* [The exercise] Your task is to filter the data below down to the lines holding "that".

* [Data listing]

* BEGIN *

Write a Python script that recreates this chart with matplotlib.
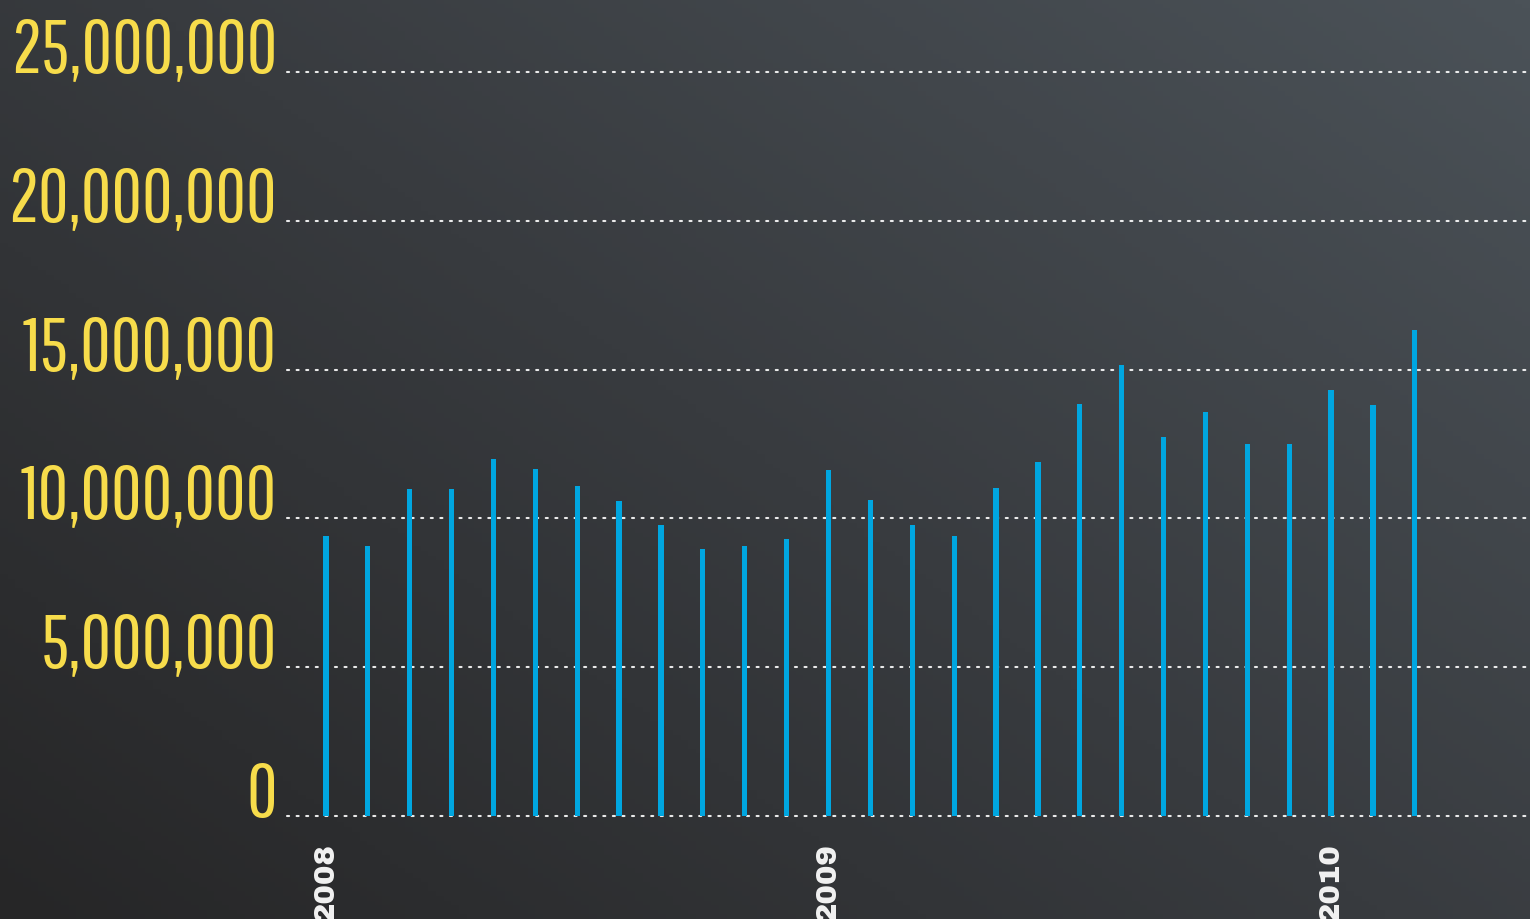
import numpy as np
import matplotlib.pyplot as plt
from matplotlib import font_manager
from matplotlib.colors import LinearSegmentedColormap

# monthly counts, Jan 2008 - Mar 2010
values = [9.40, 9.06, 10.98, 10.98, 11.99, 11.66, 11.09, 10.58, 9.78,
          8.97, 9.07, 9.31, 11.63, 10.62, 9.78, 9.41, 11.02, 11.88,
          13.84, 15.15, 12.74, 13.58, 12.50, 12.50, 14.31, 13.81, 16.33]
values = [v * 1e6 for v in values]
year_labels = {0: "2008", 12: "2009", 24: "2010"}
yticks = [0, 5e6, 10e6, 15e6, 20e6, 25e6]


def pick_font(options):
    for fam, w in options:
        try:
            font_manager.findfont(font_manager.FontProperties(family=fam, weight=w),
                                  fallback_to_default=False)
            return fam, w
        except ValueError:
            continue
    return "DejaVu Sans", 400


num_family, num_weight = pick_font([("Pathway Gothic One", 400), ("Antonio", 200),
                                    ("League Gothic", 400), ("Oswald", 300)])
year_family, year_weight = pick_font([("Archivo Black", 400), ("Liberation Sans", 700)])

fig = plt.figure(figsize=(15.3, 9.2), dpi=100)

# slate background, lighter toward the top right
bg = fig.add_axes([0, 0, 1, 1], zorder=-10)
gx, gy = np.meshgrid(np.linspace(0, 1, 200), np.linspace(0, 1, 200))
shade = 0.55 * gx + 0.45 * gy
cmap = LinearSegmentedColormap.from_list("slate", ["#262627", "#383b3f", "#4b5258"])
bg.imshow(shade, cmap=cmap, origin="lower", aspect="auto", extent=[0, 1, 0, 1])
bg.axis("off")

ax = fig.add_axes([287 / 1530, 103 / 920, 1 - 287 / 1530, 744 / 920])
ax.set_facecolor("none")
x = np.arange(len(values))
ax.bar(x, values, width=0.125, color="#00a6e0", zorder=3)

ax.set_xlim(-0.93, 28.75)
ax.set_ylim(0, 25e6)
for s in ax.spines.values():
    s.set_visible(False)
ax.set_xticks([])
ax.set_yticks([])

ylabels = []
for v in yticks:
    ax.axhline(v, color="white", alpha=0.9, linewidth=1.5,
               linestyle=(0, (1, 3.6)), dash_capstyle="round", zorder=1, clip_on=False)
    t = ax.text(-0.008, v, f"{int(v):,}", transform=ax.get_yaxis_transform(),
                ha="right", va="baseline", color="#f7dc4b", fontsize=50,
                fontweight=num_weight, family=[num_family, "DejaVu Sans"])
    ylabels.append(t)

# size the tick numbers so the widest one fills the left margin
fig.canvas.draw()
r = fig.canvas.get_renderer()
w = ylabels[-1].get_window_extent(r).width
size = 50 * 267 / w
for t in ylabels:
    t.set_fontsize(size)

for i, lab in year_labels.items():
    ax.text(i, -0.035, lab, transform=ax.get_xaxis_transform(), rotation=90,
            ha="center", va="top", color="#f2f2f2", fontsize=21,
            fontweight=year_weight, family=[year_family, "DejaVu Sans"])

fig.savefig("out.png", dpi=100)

* END *
* BEGIN *

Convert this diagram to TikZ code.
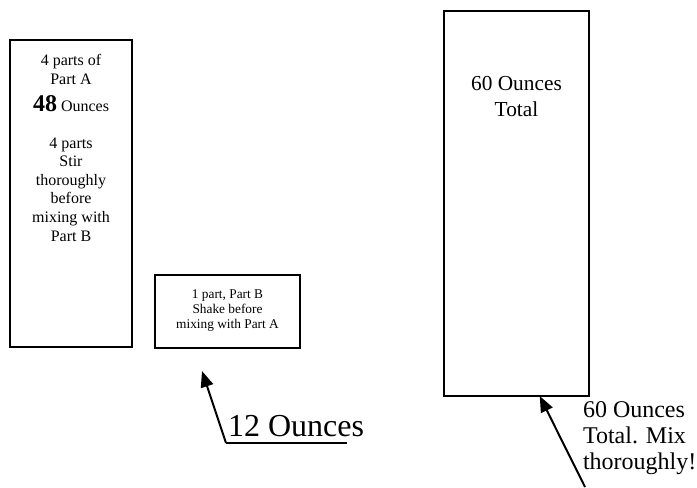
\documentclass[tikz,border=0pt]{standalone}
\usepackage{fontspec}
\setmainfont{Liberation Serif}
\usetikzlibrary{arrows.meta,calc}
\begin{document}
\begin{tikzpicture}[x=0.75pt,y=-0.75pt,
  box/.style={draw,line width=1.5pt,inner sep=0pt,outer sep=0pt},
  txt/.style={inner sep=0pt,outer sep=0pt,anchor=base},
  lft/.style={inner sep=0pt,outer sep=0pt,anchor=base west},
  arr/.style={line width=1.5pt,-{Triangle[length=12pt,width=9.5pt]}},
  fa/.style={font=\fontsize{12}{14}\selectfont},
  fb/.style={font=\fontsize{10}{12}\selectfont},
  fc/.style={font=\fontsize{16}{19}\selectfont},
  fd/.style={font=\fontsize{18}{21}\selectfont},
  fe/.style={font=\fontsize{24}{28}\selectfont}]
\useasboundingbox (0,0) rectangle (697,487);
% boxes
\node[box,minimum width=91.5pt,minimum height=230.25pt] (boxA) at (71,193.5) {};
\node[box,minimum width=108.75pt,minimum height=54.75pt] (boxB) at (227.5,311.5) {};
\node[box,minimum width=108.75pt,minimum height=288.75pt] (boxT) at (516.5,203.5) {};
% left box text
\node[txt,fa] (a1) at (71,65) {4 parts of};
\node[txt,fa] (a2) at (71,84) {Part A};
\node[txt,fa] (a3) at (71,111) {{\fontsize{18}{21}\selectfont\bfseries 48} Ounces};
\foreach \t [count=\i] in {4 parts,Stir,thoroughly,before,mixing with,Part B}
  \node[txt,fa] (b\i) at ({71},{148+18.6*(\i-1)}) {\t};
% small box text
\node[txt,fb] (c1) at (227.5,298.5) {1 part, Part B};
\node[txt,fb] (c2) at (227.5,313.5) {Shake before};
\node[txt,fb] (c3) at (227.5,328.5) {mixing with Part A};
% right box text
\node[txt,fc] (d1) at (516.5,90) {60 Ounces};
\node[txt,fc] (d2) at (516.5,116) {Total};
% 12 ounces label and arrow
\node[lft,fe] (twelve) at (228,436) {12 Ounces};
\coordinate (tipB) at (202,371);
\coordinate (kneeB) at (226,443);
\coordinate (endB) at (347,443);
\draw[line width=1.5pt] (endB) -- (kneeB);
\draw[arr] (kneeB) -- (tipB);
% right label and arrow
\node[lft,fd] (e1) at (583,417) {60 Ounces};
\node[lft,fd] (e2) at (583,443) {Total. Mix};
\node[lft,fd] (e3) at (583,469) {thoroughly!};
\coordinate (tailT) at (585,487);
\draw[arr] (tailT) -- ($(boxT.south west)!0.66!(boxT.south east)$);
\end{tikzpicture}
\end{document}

* END *
* BEGIN *

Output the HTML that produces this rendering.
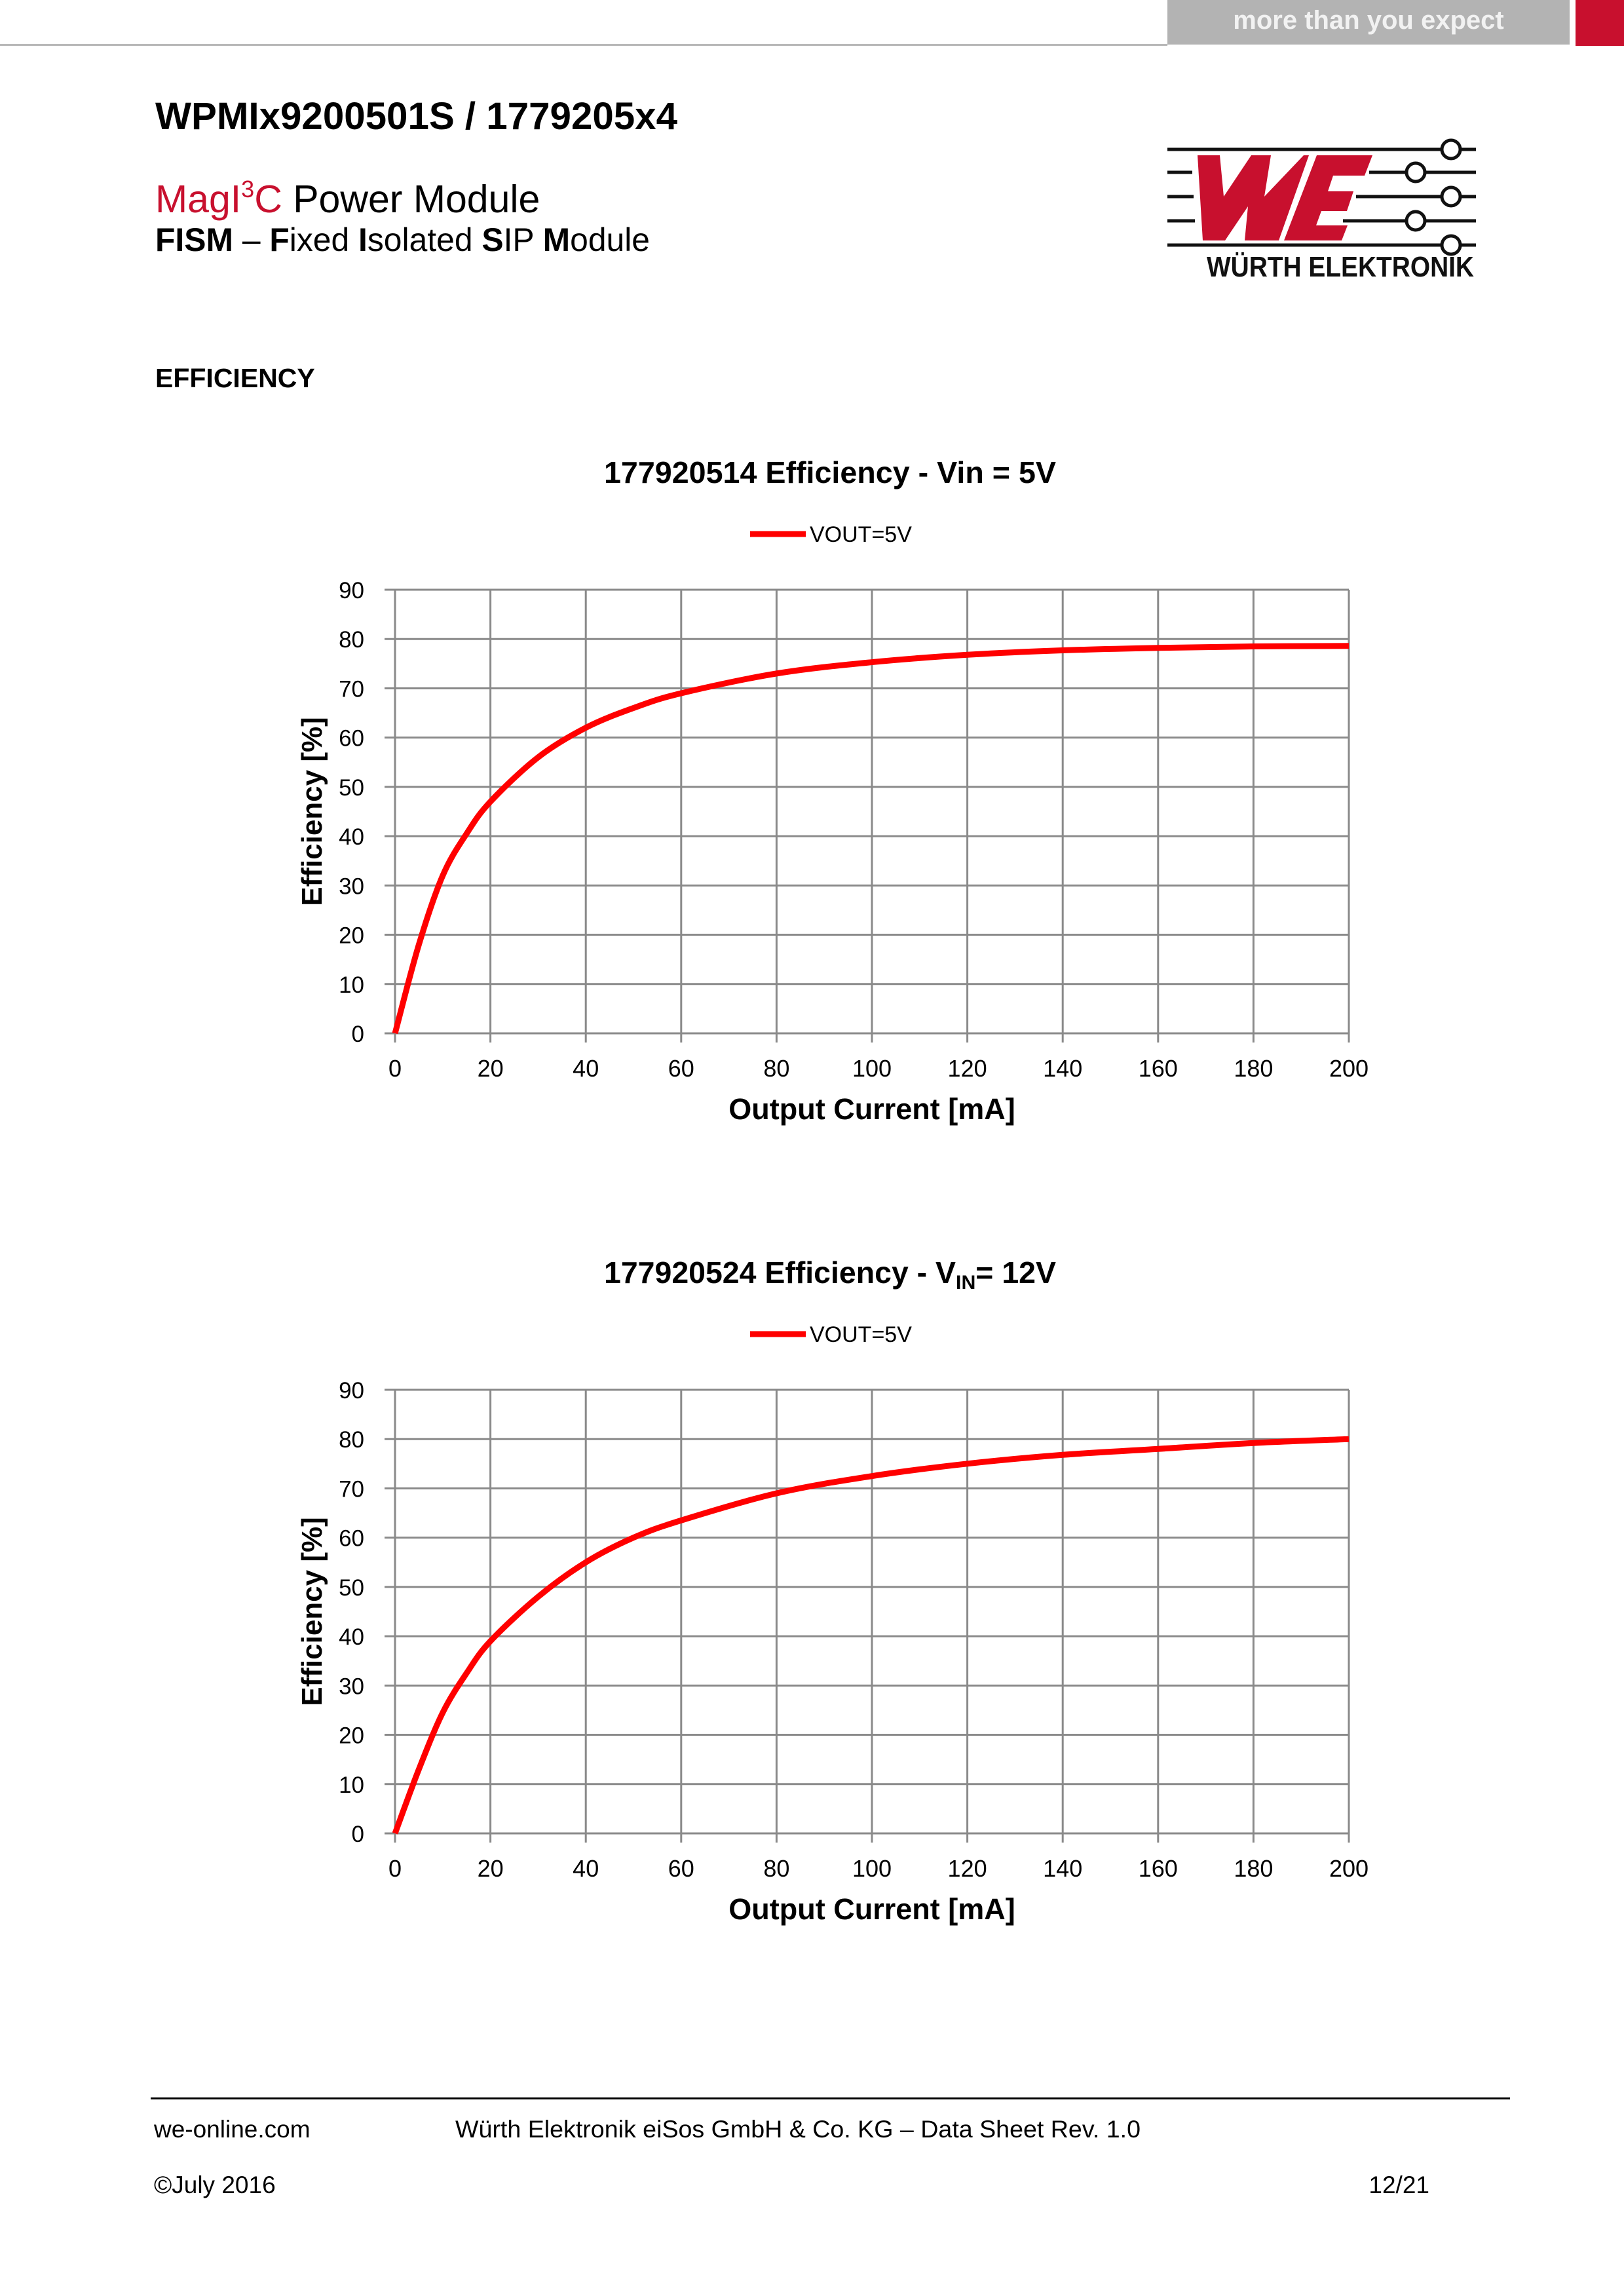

* END *

* [Exercise result]
Write a Python script that recreates this chart with matplotlib.
Output the HTML that produces this rendering.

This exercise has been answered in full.